Le lendemain, le 8 novembre 2008, la gérante d’un café qui accueille des prostituées prévient la police, car Soumia, une jeune prostituée marocaine, a vécu une scène d'horreur. Son récit va glacer le sang des policiers. Fin septembre, un homme l’aurait fait monter dans une Clio blanche et l’aurait emmenée dans un appartement. Dans le logement, l’homme montre un nouveau visage et devient violent.
"Il l'insulte, l’attache, la frappe", raconte Valérie Floterer, brigadier-chef de la brigade criminelle de Marseille.
Elle affirme que l’homme l'a ensuite violée et traînée jusqu’à la salle de bain où elle aurait découvert le corps d’une jeune femme dans la baignoire.
Pour réussir à se sortir de ses griffes, la jeune femme adopte une attitude rassurante et le cajole. "C’est grâce à ça qu’elle va rester en vie", explique Céline Plumail, commissaire de la brigade de répression du proxénétisme. À la suite de son récit, Soumia décide de porter plainte.
Un homme déjà connu des services de police
Le 12 novembre, un portrait-robot est diffusé, à partir des informations données par Soumia. Un témoin interrogé par les forces de l'ordre va tomber sur l’homme en question et se lance à sa poursuite. Alerté par les cris, un motard de la police appelle du renfort et réussit à neutraliser l’individu. Les policiers le reconnaissent: il s’agit de Patrick Salameh, qui sort tout juste de prison après avoir purgé une peine de seize ans pour home-jacking. Il est immédiatement placé en garde à vue.

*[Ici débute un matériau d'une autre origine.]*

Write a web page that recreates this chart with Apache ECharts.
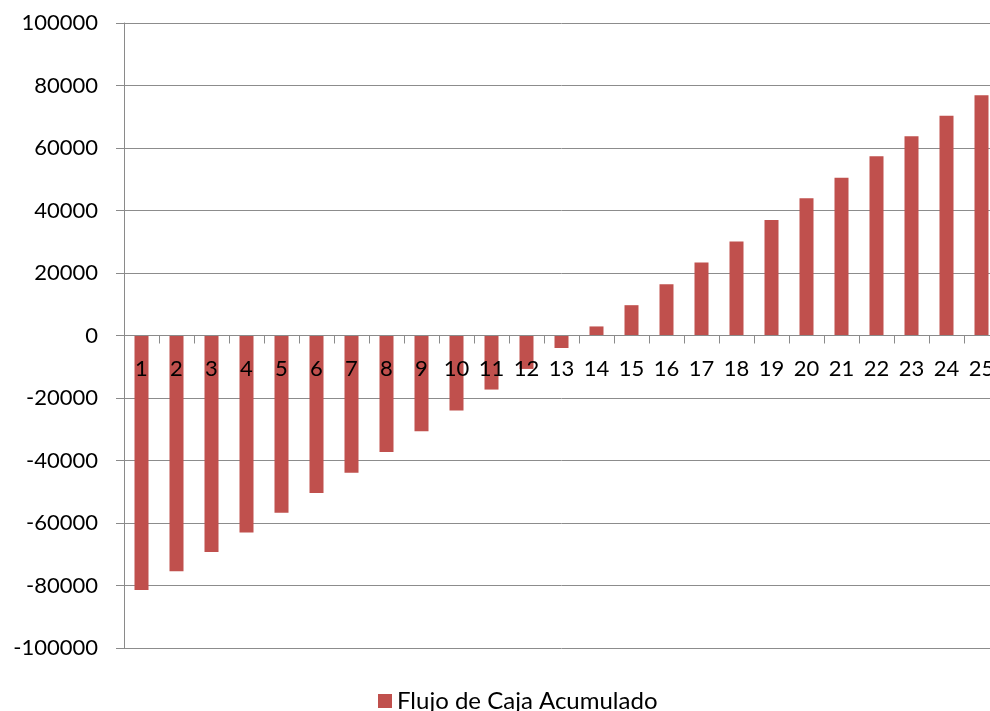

En réalisant une perquisition à son domicile, les enquêteurs reconnaissent la description du lieu faite par Soumia. Ils décident d’aller la chercher pour qu’elle confirme.
“Là, elle est prise d’un malaise, elle a du mal à respirer. Elle reconnaît le portillon et s’arrête devant la porte de l’appartement”, rapporte le commandant Céline Plumail.
Le 13 novembre, Patrick Salameh est interrogé, mais nie les faits qui lui sont reprochés.
Bijou, empreintes ADN... Des preuves accablantes
Les policiers interrogent les voisins. Ces derniers évoquent des cris de femmes et racontent l'avoir vu déménager des matelas dans la nuit. Les enquêteurs présentent ensuite différentes personnes à Soumia dans le cadre d’une identification. En pénétrant dans la pièce, la jeune femme est prise d’un malaise.
"On avait vraiment l’impression qu’elle avait croisé le diable", affirme le commandant Céline Plumail.
Après avoir repris ses esprits, Soumia n’hésite pas une seconde et désigne Patrick Salameh comme l’auteur de son agression.
Des analyses sont réalisées au domicile du suspect et des empreintes ADN correspondantes à Zineb sont retrouvées. Un bijou reconnu comme appartenant à Irina va également être récupéré chez lui. Pour les enquêteurs, il n’y a plus de doute possible. Le 14 novembre 2008, l’homme est mis en examen pour “séquestration suivie de mort” sur Irina et Zineb, et pour “séquestration et viol” sur Soumia.
Trois mois plus tard, une trace de sang appartenant à Christina est retrouvée au domicile de Patrick Salameh. Pour se justifier, l’homme raconte qu’il a bien eu un rapport sexuel avec la jeune femme, mais que celle-ci avait ses règles. Mais les policiers ne croient pas en sa version et il est mis en examen pour le meurtre de Christina. Le 6 mai 2011, il est également mis en examen pour "enlèvement suivi de mort" pour Fatima, même si aucun corps n’a été retrouvé.

Trois procès pour quatre femmes disparues
Son premier procès pour le dossier des prostituées s’ouvre le 17 mars 2017 devant les assises d’Aix-en-Provence. Patrick Salameh est reconnu coupable de séquestration et d’enlèvement suivi de mort. Il est condamné à la réclusion criminelle à perpétuité, assortie d’une période de sûreté de 22 ans.

Un an plus tard, il comparaît au même endroit pour l’enlèvement suivi de mort de Fatima et est condamné à la même peine. Mais l’accusé décide de faire appel de ses deux condamnations.
Son procès en appel s’ouvre le 18 avril 2016, devant la cour d’assises du Var, chargée de juger son implication dans les deux dossiers. À l’issue de l’audience, sa peine est confirmée. Patrick Salameh et ses avocats décident de faire une demande de pourvoi en cassation qui sera finalement rejetée en juillet 2017.